Konservative Tendenz in beiden Basel
Von PETER KNECHTLI
Dieses Wochenende können sich die bürgerlichen Parteien und Organisationen in beiden Basel über die Ergebnisse der kantonalen Volksabstimmungen rundum freuen: Sie haben auf der ganzen Linie gewonnen, und die Baselbieter CVP hat mit ihrer Sauberkeits-Initiative einen Nerv des Volkes grandios getroffen. Der erste Urnengang nach dem bürgerlichen Triumph in den Baselbieter Regierungsratswahlen bestätigt den Befund: Den Links-Grünen bläst derzeit ein eisiger Wind entgegen. Sie können auf kantonaler Ebene initiieren und bekämpfen, was sie wollen – am Schluss bleibt die Niederlage.
Niemand hätte zwar ernsthaft daran geglaubt, dass im Baselbiet die von VCS, SP, Grünen und Umweltschutz-Organisationen lancierte "Strassen-Initiative", die "zum sicheren und hindernisfreien Fuss-, Velo und öffentlichen Verkehr" verhelfen wollte, eine Mehrheit der Stimmbevölkerung finden könnte. Doch so berechtigt die Anliegen zugunsten des Langsamverkehrs sind, so chancenlos sind sie in einem Kanton, der über eine der mächtigsten Strassenbau-Lobbies der Schweiz verfügt. Noch immer steht die motorisierte individuelle Mobilität auf zwei oder vier Rädern uneingeschränkt hoch im Kurs.
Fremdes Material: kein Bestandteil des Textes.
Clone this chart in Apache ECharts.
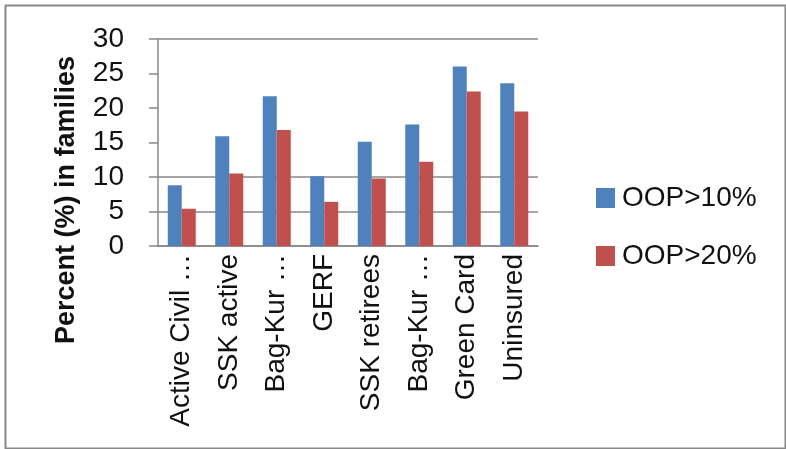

Das zeigte sich beispielhaft am Beispiel der aus zwei Teilbereichen bestehenden Umfahrung Allschwil. Hier scheute sich das Stimmvolk nicht, Ja zu sagen zu einem weiteren Strassenbau-Teilstück im Baselbiet, das Hunderte Millionen Franken, vermutlich rund eine halbe Milliarde Franken, kosten wird. Der zahlenmässig starke automobile Teil der Bevölkerung hat die Nase voll von Staus an allen Ecken und Enden, denen auch die unnötige Funktion des staatlichen "Staubeauftragten" ebenso hoffnungs- wie hilflos ausgeliefert ist.
"Es ist fraglich, wie mobilisierbar
das rot-grüne Basel noch ist."
Das Ergebnis ist ein Hinweis darauf, dass die Wirtschaftskammer Baselland mit ihrem von vielen als illusorisch bezeichneten, im September 2013 vorgestellten Konzept einer völlig neuen regionalen Strassenbaupolitik wohl näher beim Volkswillen liegt als angenommen: Statt Strassen, die aus der Agglomeration direkt in die Stadt Basel führen, sollen mehrere Ringstrassen den Infarkt an der Grenze zur City verhindern. Die Umfahrung Allschwil mit direktem Anschluss an die Nordtangente könnte so etwas wie der ausführungsreife erste Teil dieses milliardenschweren Konzepts sein.
Die entscheidende Frage stellt sich nur noch, ob die Umfahrung Allschwil und erst recht das gesamte Ringstrassen-Konzept angesichts leerer Staatskassen in den kommenden Jahrzehnten finanzierbar sein wird.
Schon erstaunlicher ist die klare 62 Prozent-Ablehnung der Initiative "Wohnen für alle" in Basel-Stadt. Dieser Kanton, der links-grünen und sozialen Anliegen meist angetan ist, schickt ein Volksbegehren bachab, das einen Beitrag gegen den unbestrittenen Mangel an günstigem Wohnraum hätte leisten sollen. Es wäre verfrüht, hier bereits von einem politischen Paradigmawechsel zu sprechen. Und doch stellt sich die Frage, wie mobilisierbar und solidarisch das rot-grüne Basel in Fragen noch ist, die zu den zentralen Anliegen der Schwachen in der Gesellschaft – Schlechtverdienende, Alte, Alleinstehende, Ausländer, Studenten – thematisieren.
Vielleicht kündigt sich im Hnblick auf die nächsten eidgenössischen und kantonalen Wahlen in Basel-Stat eine Veränderung der Machtverhältnisse an. Das klare Nein zur Wohnraum-Initiative kann nicht allein mit "unbegründeter Angstmacherei der nicht gerade faktentreu agierenden Gegenseite" erklärt werden. Es könnte das erste Säuseln einer Welle sein, auf der künftig wieder vermehrt traditionelle Akteure segeln, denen die Wahrung der bestehenden Verhältnisse, Sauberkeit und staufreies Autofahren Herzensanliegen sind.
8. März 2015
"Totale Illusion"
Staufreies Autofahren ist die totale Illusion angesichts ständig ansteigender (Ueber-)Bevölkerung.